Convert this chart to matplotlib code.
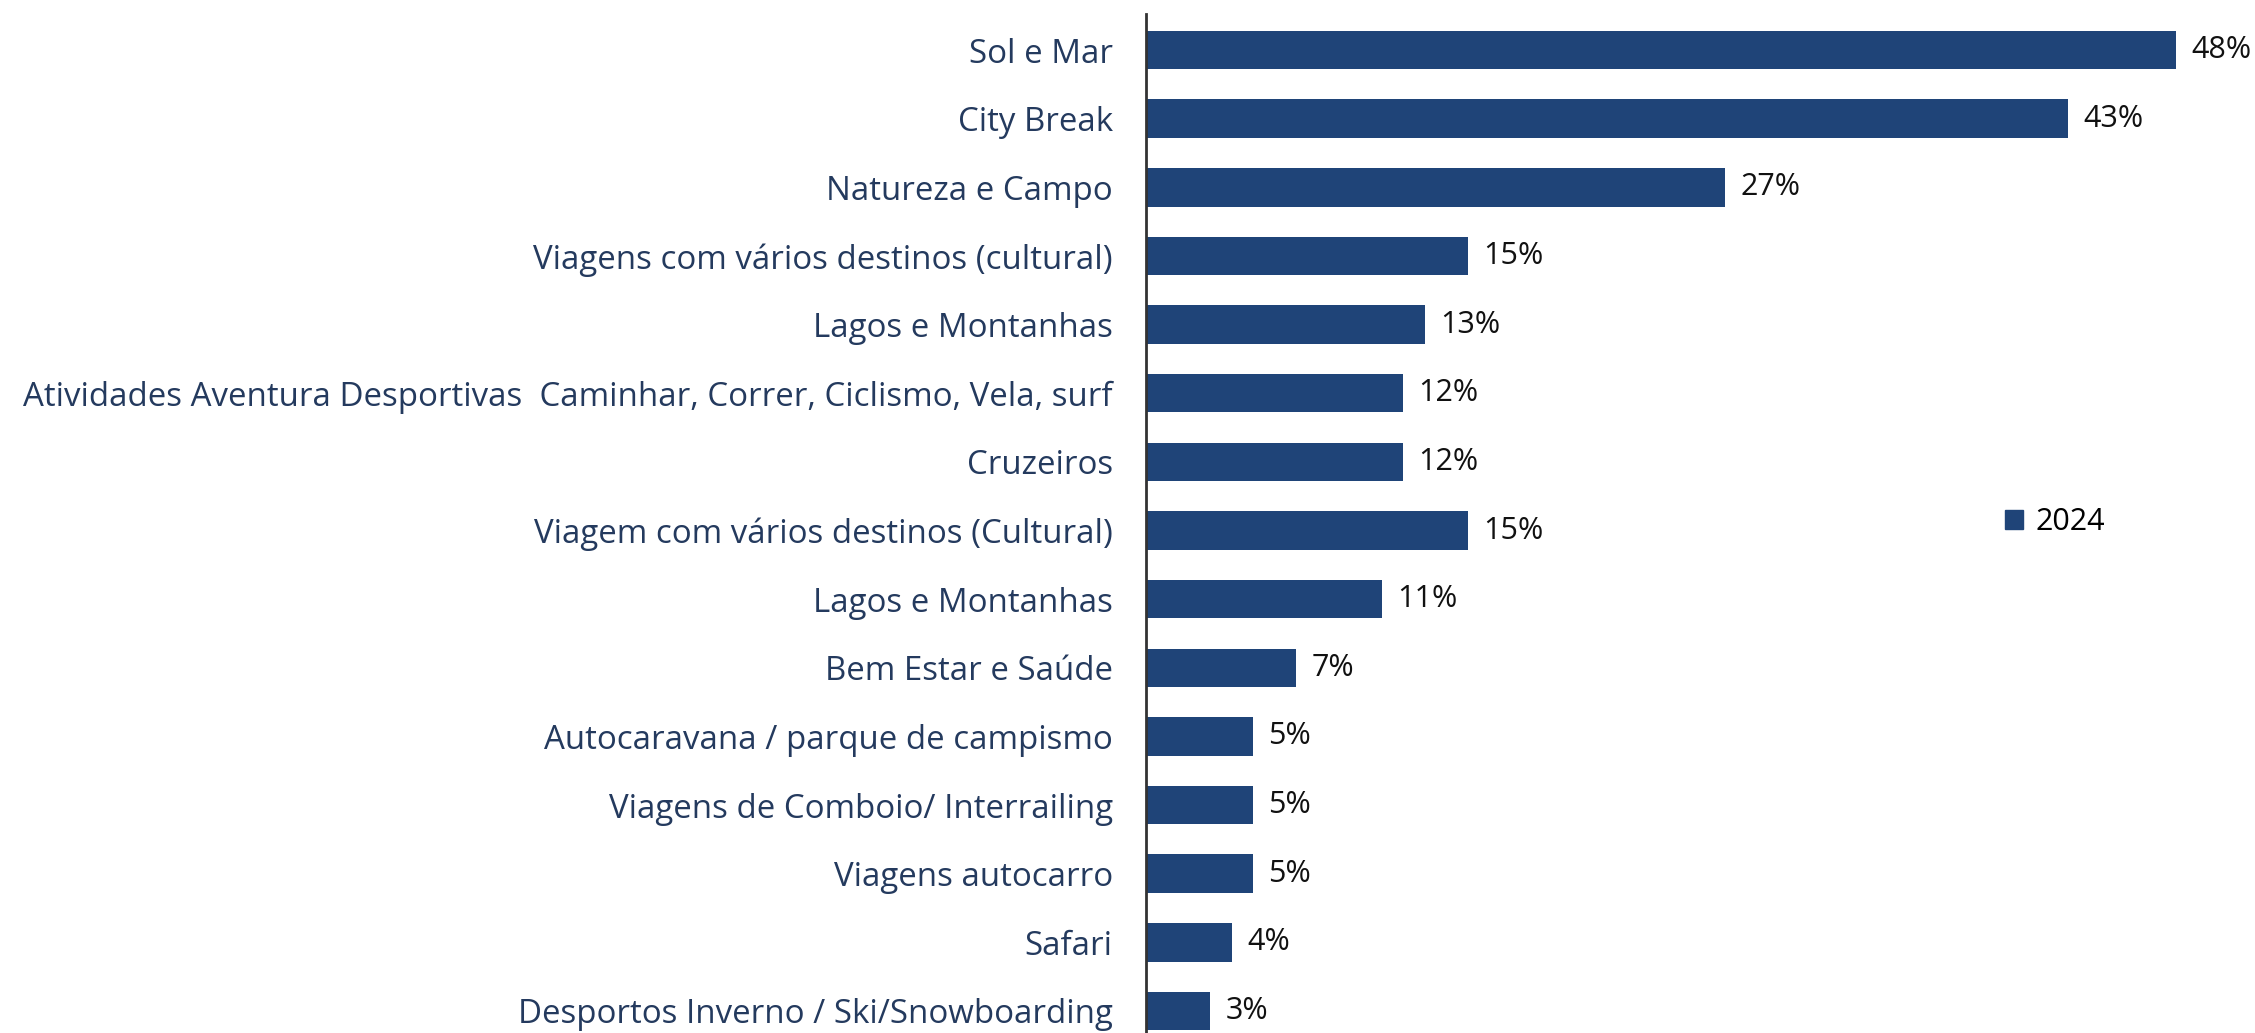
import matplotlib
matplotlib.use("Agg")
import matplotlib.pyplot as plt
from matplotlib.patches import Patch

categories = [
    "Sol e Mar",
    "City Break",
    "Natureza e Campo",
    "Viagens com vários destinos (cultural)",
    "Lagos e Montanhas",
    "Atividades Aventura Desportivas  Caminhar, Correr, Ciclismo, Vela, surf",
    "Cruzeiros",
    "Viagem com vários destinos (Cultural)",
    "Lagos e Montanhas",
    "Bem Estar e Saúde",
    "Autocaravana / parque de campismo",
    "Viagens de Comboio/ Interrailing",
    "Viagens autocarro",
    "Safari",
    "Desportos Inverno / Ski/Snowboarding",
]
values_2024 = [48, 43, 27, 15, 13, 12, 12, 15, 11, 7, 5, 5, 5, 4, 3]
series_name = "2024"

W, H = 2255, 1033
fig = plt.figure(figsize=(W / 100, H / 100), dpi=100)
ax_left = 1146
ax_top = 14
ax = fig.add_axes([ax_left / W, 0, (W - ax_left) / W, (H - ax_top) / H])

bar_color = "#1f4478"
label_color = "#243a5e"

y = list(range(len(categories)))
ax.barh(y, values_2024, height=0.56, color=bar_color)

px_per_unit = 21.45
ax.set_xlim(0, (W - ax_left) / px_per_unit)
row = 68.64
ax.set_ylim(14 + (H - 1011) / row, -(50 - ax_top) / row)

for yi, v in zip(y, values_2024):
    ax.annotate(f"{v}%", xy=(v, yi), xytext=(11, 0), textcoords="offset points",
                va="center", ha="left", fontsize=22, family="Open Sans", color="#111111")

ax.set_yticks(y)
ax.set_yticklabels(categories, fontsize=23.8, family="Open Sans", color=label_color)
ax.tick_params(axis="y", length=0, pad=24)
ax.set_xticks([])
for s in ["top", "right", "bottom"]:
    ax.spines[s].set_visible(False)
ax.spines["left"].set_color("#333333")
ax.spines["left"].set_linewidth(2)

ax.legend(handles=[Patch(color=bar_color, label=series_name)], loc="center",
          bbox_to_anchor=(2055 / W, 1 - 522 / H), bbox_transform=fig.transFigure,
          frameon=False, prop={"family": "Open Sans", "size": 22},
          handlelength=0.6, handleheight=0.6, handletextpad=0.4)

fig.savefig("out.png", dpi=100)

++++++++

» INSTRUCTION: Looking at the listing above, count the lines that contain "matplotlib" and give nothing but the number.

» RESULT FOR THIS EXERCISE: 5